What you need to do =
Only lines holding the word "matplotlib" should be copied from the material.

═══ Dataset excerpt

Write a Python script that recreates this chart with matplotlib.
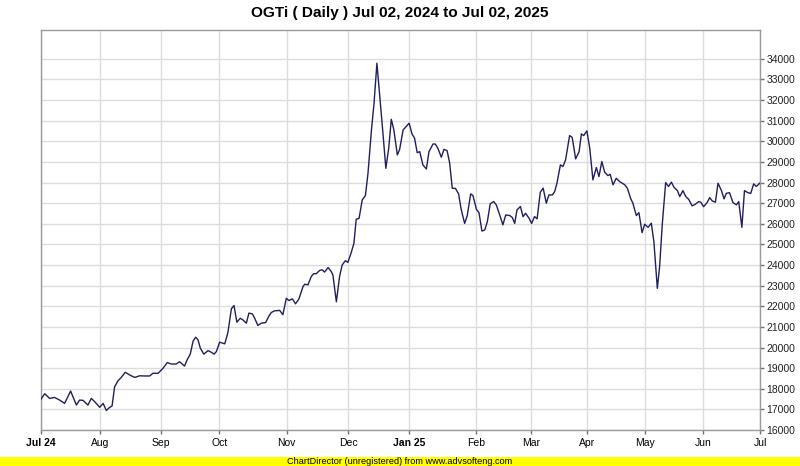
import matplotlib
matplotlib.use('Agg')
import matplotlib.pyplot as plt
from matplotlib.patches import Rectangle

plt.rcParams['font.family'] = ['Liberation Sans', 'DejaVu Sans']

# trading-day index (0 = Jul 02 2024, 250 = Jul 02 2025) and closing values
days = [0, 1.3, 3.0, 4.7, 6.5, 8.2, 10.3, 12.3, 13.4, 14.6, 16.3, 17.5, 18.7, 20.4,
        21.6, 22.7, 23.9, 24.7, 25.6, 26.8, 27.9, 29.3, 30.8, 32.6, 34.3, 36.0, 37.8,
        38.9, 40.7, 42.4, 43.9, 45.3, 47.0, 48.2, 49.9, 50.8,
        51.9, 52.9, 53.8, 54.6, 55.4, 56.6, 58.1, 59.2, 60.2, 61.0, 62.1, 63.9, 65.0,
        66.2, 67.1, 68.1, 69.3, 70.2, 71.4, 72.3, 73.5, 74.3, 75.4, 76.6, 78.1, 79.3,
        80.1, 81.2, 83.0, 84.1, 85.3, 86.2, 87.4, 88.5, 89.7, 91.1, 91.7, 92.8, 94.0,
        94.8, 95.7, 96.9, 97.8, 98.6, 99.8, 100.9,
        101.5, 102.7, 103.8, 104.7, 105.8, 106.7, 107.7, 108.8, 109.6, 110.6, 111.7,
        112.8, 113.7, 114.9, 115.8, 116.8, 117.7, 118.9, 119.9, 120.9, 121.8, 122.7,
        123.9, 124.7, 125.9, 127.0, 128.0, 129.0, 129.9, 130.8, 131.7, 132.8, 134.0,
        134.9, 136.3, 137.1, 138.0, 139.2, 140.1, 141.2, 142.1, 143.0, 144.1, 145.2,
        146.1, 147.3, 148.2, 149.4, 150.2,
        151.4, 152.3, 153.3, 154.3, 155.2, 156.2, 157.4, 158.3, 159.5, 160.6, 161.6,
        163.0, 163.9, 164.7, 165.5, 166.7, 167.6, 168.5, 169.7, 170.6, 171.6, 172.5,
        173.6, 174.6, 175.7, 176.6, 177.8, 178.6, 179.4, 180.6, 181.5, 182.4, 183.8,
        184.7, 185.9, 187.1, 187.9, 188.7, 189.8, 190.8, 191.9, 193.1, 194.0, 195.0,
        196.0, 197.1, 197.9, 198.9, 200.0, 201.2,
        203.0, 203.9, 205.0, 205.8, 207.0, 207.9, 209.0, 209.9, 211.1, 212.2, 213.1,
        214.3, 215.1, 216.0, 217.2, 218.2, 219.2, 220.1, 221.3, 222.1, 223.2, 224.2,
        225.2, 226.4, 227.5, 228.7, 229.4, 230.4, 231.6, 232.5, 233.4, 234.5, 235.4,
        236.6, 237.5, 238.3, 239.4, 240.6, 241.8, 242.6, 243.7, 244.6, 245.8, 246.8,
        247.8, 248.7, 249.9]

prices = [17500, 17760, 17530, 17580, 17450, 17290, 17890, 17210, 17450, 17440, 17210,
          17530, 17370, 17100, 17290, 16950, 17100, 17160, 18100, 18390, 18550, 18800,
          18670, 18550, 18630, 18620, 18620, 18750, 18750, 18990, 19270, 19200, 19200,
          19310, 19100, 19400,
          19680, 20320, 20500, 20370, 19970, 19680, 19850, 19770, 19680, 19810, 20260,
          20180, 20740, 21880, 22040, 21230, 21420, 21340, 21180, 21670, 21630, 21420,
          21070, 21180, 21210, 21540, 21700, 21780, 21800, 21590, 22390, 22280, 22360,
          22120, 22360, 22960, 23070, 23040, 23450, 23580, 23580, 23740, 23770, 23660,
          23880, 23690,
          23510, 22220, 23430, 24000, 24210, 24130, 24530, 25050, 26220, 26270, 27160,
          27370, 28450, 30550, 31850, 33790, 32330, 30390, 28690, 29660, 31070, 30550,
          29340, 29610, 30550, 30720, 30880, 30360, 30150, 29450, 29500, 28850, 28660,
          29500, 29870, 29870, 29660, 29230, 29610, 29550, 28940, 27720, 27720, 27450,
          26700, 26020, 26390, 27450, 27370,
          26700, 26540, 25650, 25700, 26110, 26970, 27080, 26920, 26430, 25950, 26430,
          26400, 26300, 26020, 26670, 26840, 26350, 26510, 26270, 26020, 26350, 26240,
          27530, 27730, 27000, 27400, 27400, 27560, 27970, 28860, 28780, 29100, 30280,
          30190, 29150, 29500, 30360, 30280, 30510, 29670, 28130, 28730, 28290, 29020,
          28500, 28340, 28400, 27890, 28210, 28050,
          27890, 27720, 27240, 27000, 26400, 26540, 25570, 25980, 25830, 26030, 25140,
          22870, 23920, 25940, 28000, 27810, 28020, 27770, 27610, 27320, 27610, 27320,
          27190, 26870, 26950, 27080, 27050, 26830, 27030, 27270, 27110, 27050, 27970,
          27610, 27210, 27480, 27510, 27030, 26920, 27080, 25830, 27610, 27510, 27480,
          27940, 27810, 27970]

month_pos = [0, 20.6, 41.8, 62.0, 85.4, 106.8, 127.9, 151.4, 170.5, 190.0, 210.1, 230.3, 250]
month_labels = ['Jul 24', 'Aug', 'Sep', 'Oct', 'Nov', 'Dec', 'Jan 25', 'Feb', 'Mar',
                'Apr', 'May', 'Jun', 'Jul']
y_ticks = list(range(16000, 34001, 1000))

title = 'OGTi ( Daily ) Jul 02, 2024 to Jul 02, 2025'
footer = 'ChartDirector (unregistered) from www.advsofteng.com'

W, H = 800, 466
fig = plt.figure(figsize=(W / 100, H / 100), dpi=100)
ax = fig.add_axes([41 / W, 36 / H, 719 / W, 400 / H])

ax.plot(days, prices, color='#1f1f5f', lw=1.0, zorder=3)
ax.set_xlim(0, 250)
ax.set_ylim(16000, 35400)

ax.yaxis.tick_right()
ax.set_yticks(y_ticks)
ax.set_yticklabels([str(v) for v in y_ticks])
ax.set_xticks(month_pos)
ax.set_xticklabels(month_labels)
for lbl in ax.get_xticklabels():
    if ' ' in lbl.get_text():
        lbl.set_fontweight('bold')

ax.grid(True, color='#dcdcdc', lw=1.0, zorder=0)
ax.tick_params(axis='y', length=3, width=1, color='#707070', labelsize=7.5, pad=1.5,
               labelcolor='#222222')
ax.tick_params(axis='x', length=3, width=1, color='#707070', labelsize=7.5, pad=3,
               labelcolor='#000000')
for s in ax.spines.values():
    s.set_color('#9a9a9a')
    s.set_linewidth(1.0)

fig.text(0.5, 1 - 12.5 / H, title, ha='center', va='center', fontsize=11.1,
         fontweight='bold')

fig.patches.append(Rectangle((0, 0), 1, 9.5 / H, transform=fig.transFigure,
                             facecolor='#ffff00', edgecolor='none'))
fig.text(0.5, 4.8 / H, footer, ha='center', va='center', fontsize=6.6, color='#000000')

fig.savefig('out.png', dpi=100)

══════

Exercise response =
Write a Python script that recreates this chart with matplotlib.
import matplotlib
matplotlib.use('Agg')
import matplotlib.pyplot as plt
from matplotlib.patches import Rectangle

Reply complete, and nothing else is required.